Title: Vegetation in drylands: Effects on wind flow and aeolian sediment transport

Author
item MAYAUD, JEROME - Oxford University
item WEBB, NICHOLAS - New Mexico State University

Submitted to: Land
Publication Type: Peer Reviewed Journal
Publication Acceptance Date: 9/14/2017
Publication Date: 9/15/2017
Publication URL: http://handle.nal.usda.gov/10113/5863765
Citation: Mayaud, J., Webb, N. 2017. Vegetation in drylands: Effects on wind flow and aeolian sediment transport. Land. 6(3):64. https://doi.org/10.3390/land6030064.
DOI: https://doi.org/10.3390/land6030064

Interpretive Summary: Drylands are characterised by patchy vegetation, erodible surfaces and erosive aeolian processes. Empirical and modelling studies have shown that vegetation elements provide drag on the overlying airflow, thus affecting wind velocity profiles and altering erosive dynamics on desert surfaces. However, these dynamics are significantly complicated by a variety of factors, including turbulence, and vegetation porosity and pliability effects. In this paper we review recent progress in our understanding of the effects of dryland vegetation on wind flow and aeolian sediment transport processes. In particular, wind transport models have played a key role in simplifying aeolian processes in partly vegetated landscapes, but they remain challenging in some respects. We identify opportunities for future research that would help to identify the roles of vegetation distribution, geometry and scale in shaping the entrainment, transport and redistribution of wind-blown material at multiple scales. Gaps in our collective knowledge must be addressed through a combination of field, wind tunnel and modelling experiments.
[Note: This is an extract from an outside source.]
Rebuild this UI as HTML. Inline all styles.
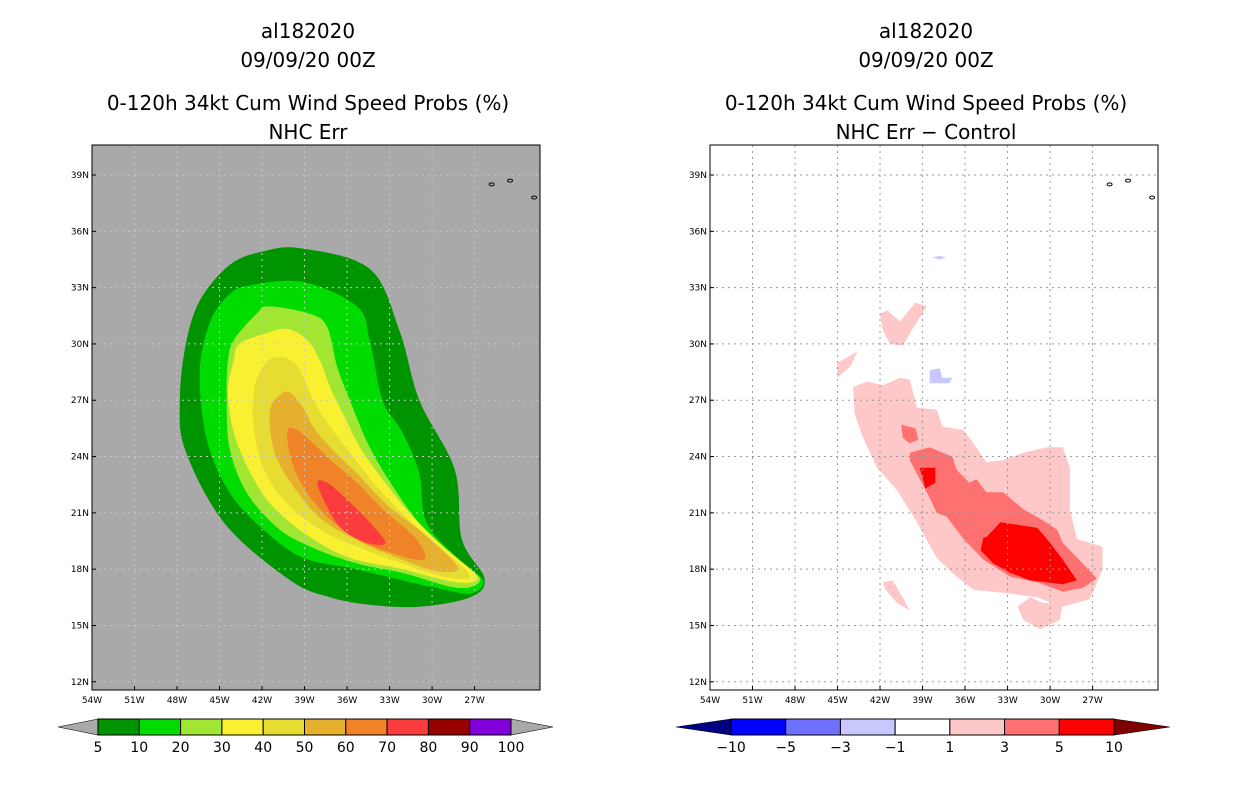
<!DOCTYPE html>
<html><head><meta charset="utf-8"><style>
body{margin:0;background:#fff;}
svg text{font-family:"DejaVu Sans","Liberation Sans",sans-serif;}
</style></head><body>
<svg id="chart" width="1236" height="800" viewBox="0 0 1236 800" xmlns="http://www.w3.org/2000/svg">
<g id="root"></g>
</svg>
<script>
// ---- data ----
const latTicks = [39,36,33,30,27,24,21,18,15,12];
const lonTicks = [54,51,48,45,42,39,36,33,30,27];
const leftLevels = ['5','10','20','30','40','50','60','70','80','90','100'];
const leftColors = ['#009400','#00dc00','#a0e632','#faf032','#e6dc32','#e6af2d','#f08228','#fa3c3c','#960000','#8200dc'];
const rightLevels = ['-10','-5','-3','-1','1','3','5','10'];
const rightColors = ['#0000ff','#7070ff','#c8c8ff','#ffffff','#ffc8c8','#ff7070','#ff0000'];
// contours in [lonW, latN]
const p05 = [[39.3,35.1],[34.4,34.0],[32.3,30.7],[30.9,27.0],[28.4,23.3],[27.9,19.6],[26.3,17.5],[27.3,16.5],[30.9,16.0],[34.4,16.1],[37.2,16.5],[40.0,17.4],[44.6,20.4],[47.4,24.3],[47.8,27.0],[47.4,29.9],[46.4,32.3],[44.3,34.2],[42.1,34.9]];
const p10 = [[43.0,33.1],[39.1,33.3],[35.3,32.0],[34.4,30.2],[33.5,27.0],[32.1,25.3],[30.9,23.1],[30.4,20.5],[28.2,18.6],[26.4,17.4],[27.3,16.7],[29.7,17.0],[32.1,17.4],[35.3,18.0],[39.1,18.6],[41.9,20.1],[44.3,22.1],[45.9,24.9],[46.4,28.5],[45.7,31.1],[44.5,32.5]];
const p20 = [[44.0,30.2],[42.4,31.6],[41.5,32.0],[38.6,31.6],[37.4,30.9],[36.7,28.8],[35.8,27.0],[34.4,24.5],[32.5,22.1],[30.6,20.2],[27.8,18.3],[26.6,17.4],[28.2,17.0],[32.1,17.8],[35.3,18.3],[38.6,19.2],[40.9,20.2],[43.1,22.1],[44.3,24.5],[44.5,27.4],[44.4,29.1]];
const p30 = [[43.6,30.0],[41.6,30.6],[40.2,30.8],[38.8,30.2],[37.9,29.1],[37.2,27.7],[36.3,26.3],[35.1,24.5],[33.5,22.8],[31.6,21.0],[29.2,19.2],[26.8,17.6],[28.2,17.3],[32.1,18.0],[35.8,18.6],[38.6,19.7],[41.2,21.3],[42.8,23.1],[44.0,25.3],[44.4,27.5],[44.0,29.1]];
const p40 = [[42.4,28.1],[41.6,29.1],[40.5,29.3],[39.5,28.8],[38.8,27.7],[38.1,26.6],[37.2,25.6],[35.8,24.2],[33.9,22.4],[31.6,20.6],[29.2,19.0],[27.3,17.6],[29.2,17.6],[32.1,18.3],[35.3,19.2],[38.1,20.2],[40.5,21.7],[41.9,23.4],[42.6,25.6],[42.6,27.2]];
const p50 = [[41.4,26.6],[40.7,27.3],[40.0,27.4],[39.1,26.6],[38.4,25.6],[37.2,24.5],[35.3,23.1],[33.0,21.3],[30.6,19.9],[28.2,18.1],[29.7,17.9],[32.1,18.5],[34.9,19.4],[37.7,20.6],[39.5,22.1],[40.9,23.8],[41.4,25.3]];
const p60 = [[40.2,25.4],[39.5,25.4],[38.4,24.7],[37.0,23.7],[35.3,22.6],[33.5,21.2],[31.1,19.6],[30.6,18.5],[33.0,18.9],[35.3,19.6],[37.4,20.8],[39.1,22.4],[40.0,24.0]];
const p70 = [[38.1,22.6],[37.4,22.6],[36.0,21.7],[34.4,20.5],[33.3,19.4],[34.6,19.4],[36.3,20.1],[37.4,21.3]];
const d1 = [[43.9,27.7],[42.9,28.0],[41.8,27.8],[40.6,28.2],[39.9,28.1],[39.4,26.6],[38.0,26.5],[37.6,25.6],[36.1,25.4],[35.4,24.7],[34.5,23.7],[33.3,23.8],[31.9,24.2],[30.2,24.5],[29.1,24.5],[28.6,23.4],[28.6,21.2],[28.1,19.6],[26.3,19.2],[26.3,18.0],[27.2,16.4],[29.1,16.0],[30.9,16.5],[32.8,16.7],[35.4,16.9],[36.6,17.6],[38.0,18.6],[39.4,20.5],[40.8,22.2],[42.2,23.4],[43.2,25.0],[43.8,26.3]];
const d1b = [[42.0,31.6],[41.5,31.8],[40.6,31.2],[39.5,32.2],[38.7,32.0],[39.7,30.8],[40.4,29.9],[41.3,30.0],[41.8,30.7]];
const d1c = [[45.0,29.0],[43.6,29.6],[44.1,28.8],[45.0,28.2]];
const d1d = [[41.8,17.3],[41.1,17.4],[40.4,16.5],[39.9,15.8],[40.8,16.2],[41.6,16.9]];
const d1e = [[32.3,16.0],[31.4,16.5],[30.5,16.2],[29.1,16.2],[29.3,15.3],[30.7,14.8],[31.9,15.3]];
const d3 = [[39.9,24.2],[38.5,24.5],[36.9,24.0],[36.6,23.3],[35.7,22.6],[35.2,22.8],[34.5,22.1],[33.3,22.1],[31.9,21.2],[30.5,20.6],[29.5,20.1],[29.1,19.4],[27.7,18.3],[26.7,17.5],[27.7,17.0],[29.1,16.8],[30.9,17.3],[32.8,17.6],[34.7,18.5],[36.1,19.6],[37.3,20.8],[38.0,21.0],[38.5,21.8],[39.2,22.8],[39.9,23.8]];
const d3b = [[40.5,25.7],[39.5,25.5],[39.3,24.9],[39.9,24.7],[40.4,25.0]];
const d5 = [[34.5,19.7],[33.5,20.5],[30.9,20.2],[30.0,19.4],[29.1,18.5],[28.1,17.4],[29.1,17.2],[31.4,17.4],[32.8,17.8],[34.0,18.3],[34.9,19.0],[34.7,19.7]];
const d5b = [[39.2,23.4],[38.1,23.4],[38.1,22.6],[38.8,22.3]];
const dn1 = [[38.5,28.6],[37.8,28.7],[37.6,28.2],[36.9,28.2],[37.1,27.9],[38.5,27.9]];
const dn1b = [[38.3,34.6],[37.8,34.7],[37.3,34.6],[37.8,34.5]];
const islands = [[25.8,38.5],[24.5,38.7],[22.8,37.8]];

// ---- axes ----
const PX_DEG_X = 14.17, PX_DEG_Y = 18.77;
function xS(lon, x0){ return x0 + (54 - lon) * PX_DEG_X; }
function yS(lat){ return 175 + (39 - lat) * PX_DEG_Y; }

const NS = 'http://www.w3.org/2000/svg';
const root = document.getElementById('root');
function mk(tag, attrs, parent){
  const e = document.createElementNS(NS, tag);
  for (const k in attrs) e.setAttribute(k, attrs[k]);
  (parent || root).appendChild(e);
  return e;
}
function poly(pts, x0, fill, name, g){
  const e = mk('polygon', {points: pts.map(p => xS(p[0],x0).toFixed(1)+','+yS(p[1]).toFixed(1)).join(' '), fill: fill}, g);
  
  
}
function smooth(pts, x0, fill, name, g){
  const P = pts.map(p => [xS(p[0],x0), yS(p[1])]);
  const n = P.length;
  let d = 'M' + P[0][0].toFixed(1) + ',' + P[0][1].toFixed(1);
  for (let i = 0; i < n; i++){
    const p0 = P[(i-1+n)%n], p1 = P[i], p2 = P[(i+1)%n], p3 = P[(i+2)%n];
    const c1 = [p1[0]+(p2[0]-p0[0])/6, p1[1]+(p2[1]-p0[1])/6];
    const c2 = [p2[0]-(p3[0]-p1[0])/6, p2[1]-(p3[1]-p1[1])/6];
    d += ' C' + c1.map(v=>v.toFixed(1)).join(',') + ' ' + c2.map(v=>v.toFixed(1)).join(',') + ' ' + p2.map(v=>v.toFixed(1)).join(',');
  }
  const e = mk('path', {d: d + 'Z', fill: fill}, g);
  
  
}
function txt(x, y, s, size, anchor, name, g){
  const t = mk('text', {x:x, y:y, 'font-size':size, 'text-anchor':anchor||'middle', fill:'#000'}, g);
  t.textContent = s;
  
  
  return t;
}

function panel(x0, bg, titleLine, name){
  const g = mk('g', {});
  
  
  const cx = x0 + 216;
  txt(cx, 38, 'al182020', 20, 'middle', 'storm-id-title', g);
  txt(cx, 67, '09/09/20 00Z', 20, 'middle', 'date-title', g);
  txt(cx, 110, '0-120h 34kt Cum Wind Speed Probs (%)', 20, 'middle', 'product-title', g);
  txt(cx, 139, titleLine, 20, 'middle', 'subtitle', g);
  const bgR = mk('rect', {x:x0, y:145, width:448, height:545, fill:bg}, g);
  
  
  return g;
}
function gridAndAxes(g, x0, gridColor){
  latTicks.forEach(lat => {
    const y = yS(lat);
    const l = mk('line', {x1:x0, x2:x0+448, y1:y, y2:y, stroke:gridColor, 'stroke-width':1, 'stroke-dasharray':'2,4'}, g);
    
    
    const tk = mk('line', {x1:x0, x2:x0+4, y1:y, y2:y, stroke:'#000'}, g);
    
    
    txt(x0-3, y+3, lat+'N', 9, 'end', 'lat-tick-label', g);
  });
  lonTicks.forEach(lon => {
    const x = xS(lon, x0);
    if (lon !== 54) {
      const l = mk('line', {x1:x, x2:x, y1:145, y2:690, stroke:gridColor, 'stroke-width':1, 'stroke-dasharray':'2,4'}, g);
      
      
    }
    const tk = mk('line', {x1:x, x2:x, y1:686, y2:690, stroke:'#000'}, g);
    
    
    txt(x, 703, lon+'W', 9, 'middle', 'lon-tick-label', g);
  });
  islands.forEach(p => {
    const e = mk('ellipse', {cx:xS(p[0],x0), cy:yS(p[1]), rx:2.5, ry:1.5, fill:'none', stroke:'#000', 'stroke-width':1}, g);
    
    
  });
  const fr = mk('rect', {x:x0, y:145, width:448, height:545, fill:'none', stroke:'#000', 'stroke-width':1}, g);
  
  
}
function colorbar(x1, x2, tipL, tipR, colors, labels, lowTip, highTip, name){
  const g = mk('g', {});
  
  
  const y1 = 719, y2 = 735, ym = 727;
  const tl = mk('polygon', {points:`${x1},${y1} ${tipL},${ym} ${x1},${y2}`, fill:lowTip, stroke:'#000', 'stroke-width':0.6}, g);
  
  
  const tr = mk('polygon', {points:`${x2},${y1} ${tipR},${ym} ${x2},${y2}`, fill:highTip, stroke:'#000', 'stroke-width':0.6}, g);
  
  
  const w = (x2 - x1) / colors.length;
  colors.forEach((c, i) => {
    const r = mk('rect', {x:x1+i*w, y:y1, width:w, height:y2-y1, fill:c, stroke:'#000', 'stroke-width':1}, g);
    
    
  });
  labels.forEach((s, i) => {
    txt(x1 + i*w, 752, s.replace('-', '\u2212'), 14, 'middle', 'colorbar-label', g);
  });
}

// left panel
const LX = 92, RX = 710;
const gl = panel(LX, '#a9a9a9', 'NHC Err', 'left-panel-nhc-err');
[p05,p10,p20,p30,p40,p50,p60,p70].forEach((p, i) => smooth(p, LX, leftColors[i], 'contour-'+leftLevels[i]+'pct', gl));
gridAndAxes(gl, LX, '#c8c8c8');
colorbar(98, 511, 58, 553, leftColors, leftLevels, '#a9a9a9', '#a9a9a9', 'left-colorbar');

// right panel
const gr = panel(RX, '#ffffff', 'NHC Err \u2212 Control', 'right-panel-difference');
[d1, d1b, d1c, d1d, d1e].forEach(p => poly(p, RX, rightColors[4], 'diff-1-to-3', gr));
[d3, d3b].forEach(p => poly(p, RX, rightColors[5], 'diff-3-to-5', gr));
[d5, d5b].forEach(p => poly(p, RX, rightColors[6], 'diff-5-to-10', gr));
[dn1, dn1b].forEach(p => poly(p, RX, rightColors[2], 'diff-minus3-to-minus1', gr));
gridAndAxes(gr, RX, '#999999');
colorbar(731, 1114, 676, 1170, rightColors, rightLevels, '#000080', '#800000', 'right-colorbar');
</script>
</body></html>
Technical Abstract: Drylands are characterised by patchy vegetation, erodible surfaces and erosive aeolian processes. Empirical and modelling studies have shown that vegetation elements provide drag on the overlying airflow, thus affecting wind velocity profiles and altering erosive dynamics on desert surfaces. However, these dynamics are significantly complicated by a variety of factors, including turbulence, and vegetation porosity and pliability effects. This has resulted in some uncertainty about the effect of vegetation on sediment transport in drylands. Here, we review recent progress in our understanding of the effects of dryland vegetation on wind flow and aeolian sediment transport processes. In particular, wind transport models have played a key role in simplifying aeolian processes in partly vegetated landscapes, but they remain challenging in some respects. We identify potential future avenues for research that would help to elucidate the roles of vegetation distribution, geometry and scale in shaping the entrainment, transport and redistribution of wind-blown material at multiple scales. Gaps in our collective knowledge must be addressed through a combination of rigorous field, wind tunnel and modelling experiments.